With such restrictions on walking, families with young children are forced to take them out for shopping and other outings when there is no one left to take care of them. 
To this end, we will verify whether a board-type attachment with a built-in bearing on the bottom is effective for driving on snow-covered roads, 
so that the stroller body can be placed directly on it and used without having to be attached and detached in interior spaces such as commercial facilities. 
Although there are prior products for pressured snow surfaces, In this research, driving tests will be conducted not only on compacted snow surfaces,
but also on all types of surfaces, including fresh snow and ice.  Four driving tests were conducted in Sapporo, Hokkaido and other cities.
The board-type attachment is highly effective on snow-covered roads with compacted snow where the surface has hardened to some extent after a snowfall, 
but on soft snow where the main body sinks, the limit is considered to be up to 20 to 30 mm of fresh snow.

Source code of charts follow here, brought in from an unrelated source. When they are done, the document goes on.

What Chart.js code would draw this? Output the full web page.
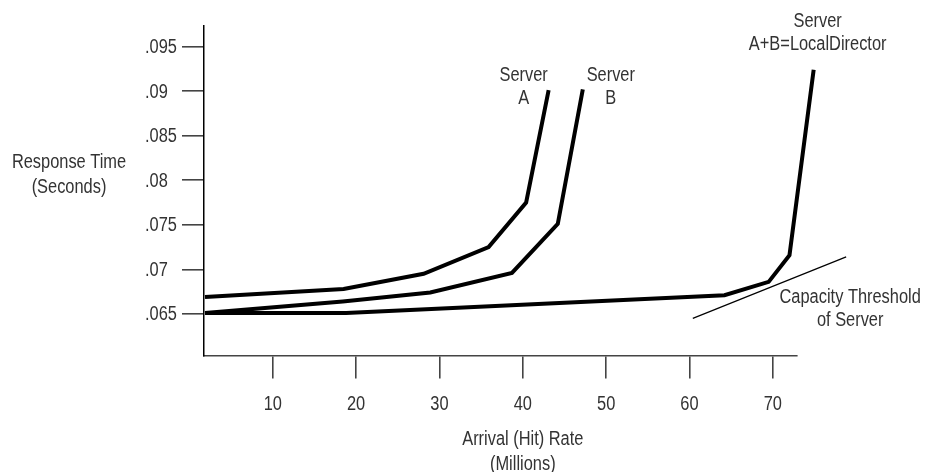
<!DOCTYPE html>
<html>
<head>
<meta charset="utf-8">
<script src="https://cdn.jsdelivr.net/npm/chart.js@4/dist/chart.umd.min.js"></script>
<style>
  html, body { margin: 0; padding: 0; background: #fff; }
  #wrap { width: 926px; height: 472px; position: relative; }
</style>
</head>
<body>
<div id="wrap"><canvas id="chart" width="926" height="472"></canvas></div>
<script>
// tick values and labels
const xTicks = [10, 20, 30, 40, 50, 60, 70];
const yTicks = [0.065, 0.07, 0.075, 0.08, 0.085, 0.09, 0.095];
const yTickLabels = ['.065', '.07', '.075', '.08', '.085', '.09', '.095'];

// curves
const serverAX = [1.87, 18.5, 28.1, 35.9, 40.4, 43.1];
const serverAY = [0.0669, 0.0678, 0.0695, 0.0725, 0.0775, 0.0901];
const serverBX = [1.87, 18.4, 28.9, 38.7, 44.2, 47.2];
const serverBY = [0.0651, 0.0664, 0.0674, 0.0696, 0.0751, 0.0902];
const localDirX = [1.87, 18.8, 64.2, 69.5, 72.0, 74.9];
const localDirY = [0.0651, 0.0651, 0.0671, 0.0686, 0.0716, 0.0924];
const thresholdX = [60.4, 78.8];
const thresholdY = [0.0645, 0.0714];

// Liberation Sans squeezed ~ Arial Narrow look of the original
const FONT = "20px 'Liberation Sans', Arial, sans-serif";
const SQUEEZE = 0.82;
const TEXT = '#333';

function pts(xs, ys) {
  return xs.map((x, i) => ({ x, y: ys[i] }));
}

function narrowText(ctx, t, x, y, align) {
  ctx.save();
  ctx.translate(x, y);
  ctx.scale(SQUEEZE, 1);
  ctx.textAlign = align || 'center';
  ctx.fillText(t, 0, 0);
  ctx.restore();
}

// all the text: tick labels, axis titles, curve names
const labelPlugin = {
  id: 'labels',
  afterDraw(chart) {
    const ctx = chart.ctx;
    const xs = chart.scales.x, ys = chart.scales.y;
    ctx.save();
    ctx.fillStyle = TEXT;
    ctx.font = FONT;
    ctx.textBaseline = 'middle';

    xs.ticks.forEach(t => narrowText(ctx, String(t.value), xs.getPixelForValue(t.value), 404, 'center'));
    ys.ticks.forEach(t => {
      const i = yTicks.findIndex(v => Math.abs(v - t.value) < 1e-9);
      narrowText(ctx, yTickLabels[i], ys.left, ys.getPixelForValue(t.value) + 1, 'left');
    });

    function block(lines, cx, cy, gap) {
      lines.forEach((t, i) => narrowText(ctx, t, cx, cy + i * gap, 'center'));
    }
    // anchor at the last point of each curve
    const last = (a) => a[a.length - 1];
    let ax = xs.getPixelForValue(last(serverAX)), ay = ys.getPixelForValue(last(serverAY));
    block(['Server', 'A'], ax - 25, ay - 15, 23);
    let bx = xs.getPixelForValue(last(serverBX)), by = ys.getPixelForValue(last(serverBY));
    block(['Server', 'B'], bx + 28, by - 14, 23);
    let lx = xs.getPixelForValue(last(localDirX)), ly = ys.getPixelForValue(last(localDirY));
    block(['Server', 'A+B=LocalDirector'], lx + 4, ly - 48, 23);
    let tx = xs.getPixelForValue(thresholdX[1]), ty = ys.getPixelForValue(thresholdY[1]);
    block(['Capacity Threshold', 'of Server'], tx + 4, ty + 41, 23);

    // axis titles
    block(['Response Time', '(Seconds)'], 69, 162, 25);
    block(['Arrival (Hit) Rate', '(Millions)'], xs.getPixelForValue(40), 439, 25);
    ctx.restore();
  }
};

const lineStyle = {
  borderColor: '#000',
  borderWidth: 4,
  pointRadius: 0,
  showLine: true,
  fill: false,
  tension: 0,
  clip: false,
  borderJoinStyle: 'miter'
};

const tickGrid = (len) => ({
  drawOnChartArea: false,
  drawTicks: true,
  tickLength: len,
  color: '#444',
  tickColor: '#444',
  lineWidth: 1.6,
  tickWidth: 1.6
});

new Chart(document.getElementById('chart'), {
  type: 'scatter',
  data: {
    datasets: [
      Object.assign({ label: 'Server A', data: pts(serverAX, serverAY) }, lineStyle),
      Object.assign({ label: 'Server B', data: pts(serverBX, serverBY) }, lineStyle),
      Object.assign({ label: 'Server A+B=LocalDirector', data: pts(localDirX, localDirY) }, lineStyle),
      Object.assign({ label: 'Capacity Threshold', data: pts(thresholdX, thresholdY) }, lineStyle, { borderWidth: 1.2 })
    ]
  },
  options: {
    responsive: false,
    animation: false,
    devicePixelRatio: 1,
    layout: { padding: { left: 145, top: 26, right: 129, bottom: 0 } },
    plugins: {
      legend: { display: false },
      tooltip: { enabled: false }
    },
    scales: {
      x: {
        type: 'linear',
        min: 1.75,
        max: 72.9,
        afterBuildTicks(scale) { scale.ticks = xTicks.map(v => ({ value: v })); },
        afterFit(scale) { scale.height = 472 - 26 - 329.5; },
        border: { display: true, color: '#444', width: 1.5 },
        grid: tickGrid(23),
        // labels are drawn narrow by the plugin
        ticks: { color: 'rgba(0,0,0,0)', autoSkip: false, maxRotation: 0, font: { size: 20 } }
      },
      y: {
        type: 'linear',
        min: 0.06034,
        max: 0.0973,
        afterBuildTicks(scale) { scale.ticks = yTicks.map(v => ({ value: v })); },
        afterFit(scale) { scale.width = 59; },
        border: { display: true, color: '#000', width: 1.5 },
        grid: tickGrid(22),
        ticks: {
          color: 'rgba(0,0,0,0)',
          font: { size: 20 },
          crossAlign: 'far',
          padding: 5,
          autoSkip: false,
          callback: (v) => {
            const i = yTicks.findIndex(t => Math.abs(t - v) < 1e-9);
            return i >= 0 ? yTickLabels[i] : '';
          }
        }
      }
    }
  },
  plugins: [labelPlugin]
});
</script>
</body>
</html>
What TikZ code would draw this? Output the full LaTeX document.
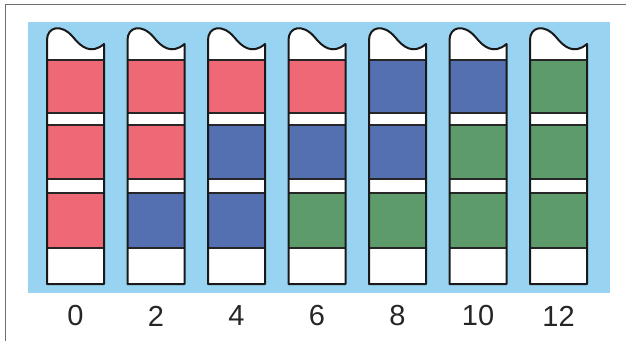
\documentclass[tikz,border=0pt]{standalone}
\usepackage{fontspec}
\setmainfont{Liberation Sans}
\definecolor{cR}{RGB}{238,104,118}
\definecolor{cB}{RGB}{84,112,176}
\definecolor{cG}{RGB}{94,155,106}
\definecolor{cBg}{RGB}{152,212,242}
\definecolor{frameg}{RGB}{110,110,110}
\tikzset{
  outline/.style={line width=2pt, draw=black!90, line join=round},
  sep/.style={line width=2.2pt, draw=black!85},
  lbl/.style={font=\fontsize{29}{30}\selectfont, text=black!85, inner sep=0pt, anchor=center},
}
\begin{document}
\begin{tikzpicture}[x=1pt,y=-1pt]
\useasboundingbox (0,0) rectangle (626,341);
\fill[white] (0,0) rectangle (626,341);
\draw[frameg, line width=1.5pt] (626,4.5) -- (5.5,4.5) -- (5.5,341);
\fill[cBg] (28,22) rectangle (610,293);
\foreach \i/\a/\b/\c/\t in {0/cR/cR/cR/0, 1/cR/cR/cB/2, 2/cR/cB/cB/4, 3/cR/cB/cG/6, 4/cB/cB/cG/8, 5/cB/cG/cG/10, 6/cG/cG/cG/12}{
  \pgfmathsetmacro{\L}{47+80.5*\i}
  \pgfmathsetmacro{\R}{\L+57}
  \path[fill=white] (\L,284) -- (\L,40) .. controls (\L,27) and (\L+14,23) .. (\L+26,37) .. controls (\L+34,47) and (\L+44,55) .. (\R,44) -- (\R,284) -- cycle;
  \fill[\a] (\L,60) rectangle (\R,113);
  \fill[\b] (\L,125) rectangle (\R,179);
  \fill[\c] (\L,193) rectangle (\R,248);
  \foreach \y in {60,113,125,179,193,248}{
    \draw[sep] (\L,\y) -- (\R,\y);
  }
  \draw[outline] (\L,284) -- (\L,40) .. controls (\L,27) and (\L+14,23) .. (\L+26,37) .. controls (\L+34,47) and (\L+44,55) .. (\R,44) -- (\R,284) -- cycle;
  \node[lbl] (t\i) at (\L+28.5,316) {\t};
}
\end{tikzpicture}
\end{document}
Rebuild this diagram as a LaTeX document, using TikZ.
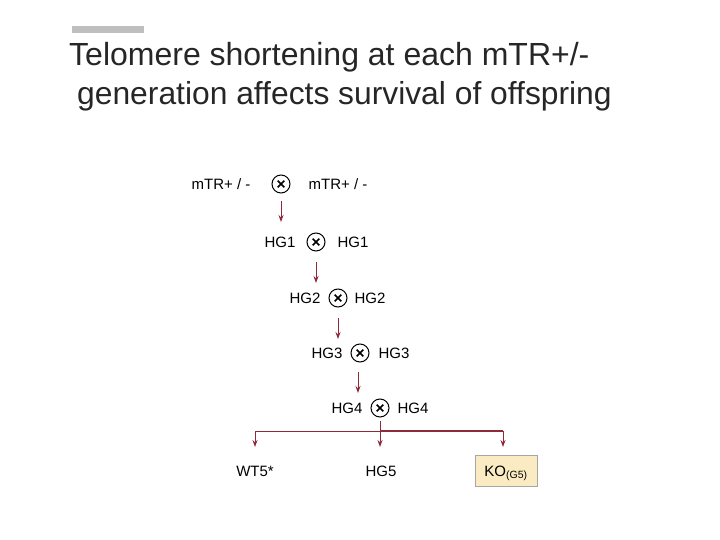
\documentclass[tikz,border=0pt]{standalone}
\usepackage{fontspec}
\setmainfont{Liberation Sans}
\usetikzlibrary{arrows.meta}
\definecolor{arr}{HTML}{8E2A3A}
\definecolor{kofill}{HTML}{FBEBC3}
\begin{document}
\begin{tikzpicture}[x=1pt,y=-1pt,
  lbl/.style={font=\fontsize{15}{17}\selectfont, inner sep=0pt, anchor=center},
  cross/.style={circle, draw, line width=1pt, minimum size=18pt, inner sep=0pt,
    path picture={\draw[line width=1.6pt] ([shift={(-3.3pt,-3.3pt)}]path picture bounding box.center) -- ([shift={(3.3pt,3.3pt)}]path picture bounding box.center);
                  \draw[line width=1.6pt] ([shift={(-3.3pt,3.3pt)}]path picture bounding box.center) -- ([shift={(3.3pt,-3.3pt)}]path picture bounding box.center);}},
  arrline/.style={draw=arr, line width=0.9pt, -{Stealth[length=7pt,width=5pt]}},
  brline/.style={draw=arr, line width=0.9pt}]
\useasboundingbox (0,0) rectangle (720,540);
\fill[gray!50] (72,26) rectangle (144,33);
\node[anchor=west, inner sep=0pt, text=black!85, font=\fontsize{32}{36}\selectfont] (t1) at (69,57) {Telomere shortening at each mTR+/-};
\node[anchor=west, inner sep=0pt, text=black!85, font=\fontsize{31.8}{36}\selectfont] (t2) at (77,96) {generation affects survival of offspring};
% row 1
\node[lbl] (a1) at (221,184) {mTR+ / -};
\node[cross] (x1) at (281,184) {};
\node[lbl] (b1) at (338,184) {mTR+ / -};
% row 2
\node[lbl] (a2) at (280,242) {HG1};
\node[cross] (x2) at (316,242) {};
\node[lbl] (b2) at (353,242) {HG1};
% row 3
\node[lbl] (a3) at (305,298) {HG2};
\node[cross] (x3) at (338,298) {};
\node[lbl] (b3) at (370,298) {HG2};
% row 4
\node[lbl] (a4) at (327,353) {HG3};
\node[cross] (x4) at (360,353) {};
\node[lbl] (b4) at (394,353) {HG3};
% row 5
\node[lbl] (a5) at (347,408) {HG4};
\node[cross] (x5) at (380,408) {};
\node[lbl] (b5) at (413,408) {HG4};
% row 6
\node[lbl] (w) at (255,471) {WT5*};
\node[lbl] (h) at (381,471) {HG5};
\node[draw=gray!70, fill=kofill, minimum width=62pt, minimum height=31pt, anchor=center] (ko) at (506,470.5) {};
\node[lbl, anchor=base] (kot) at (506,476) {KO\textsubscript{(G5)}};
% arrows
\coordinate (s1) at (281,201); \coordinate (e1) at (281,222);
\coordinate (s2) at (316,262); \coordinate (e2) at (316,283);
\coordinate (s3) at (338,318); \coordinate (e3) at (338,339);
\coordinate (s4) at (358,372); \coordinate (e4) at (358,393);
\draw[arrline] (s1) -- (e1);
\draw[arrline] (s2) -- (e2);
\draw[arrline] (s3) -- (e3);
\draw[arrline] (s4) -- (e4);
% branch
\coordinate (j0) at (380,421);
\coordinate (j) at (380,431);
\coordinate (jl) at (255,431);
\coordinate (jr) at (503,431);
\coordinate (ew) at (255,447);
\coordinate (eh) at (380,447);
\coordinate (ek) at (503,447);
\draw[brline] (j0) -- (j);
\draw[brline] (j) -- (jl);
\draw[brline, line width=1.4pt] (j) -- (jr);
\draw[arrline] (jl) -- (ew);
\draw[arrline] (j) -- (eh);
\draw[arrline] (jr) -- (ek);
\end{tikzpicture}
\end{document}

In fresh wet snow, the stroller could not handle snow well on either side of the body because the top of the attachment board tightened the snow
in front of it as the stroller was pushed forward
In this study, there were a variety of conditions, but it is important to determine what combination of snow quality, snow thickness,
and other conditions are necessary and useful for life in snowfall areas.
Even at the present stage, if aluminum is used to reduce weight, the center of gravity will be raised, which is expected to reduce the burden compared to the current situation.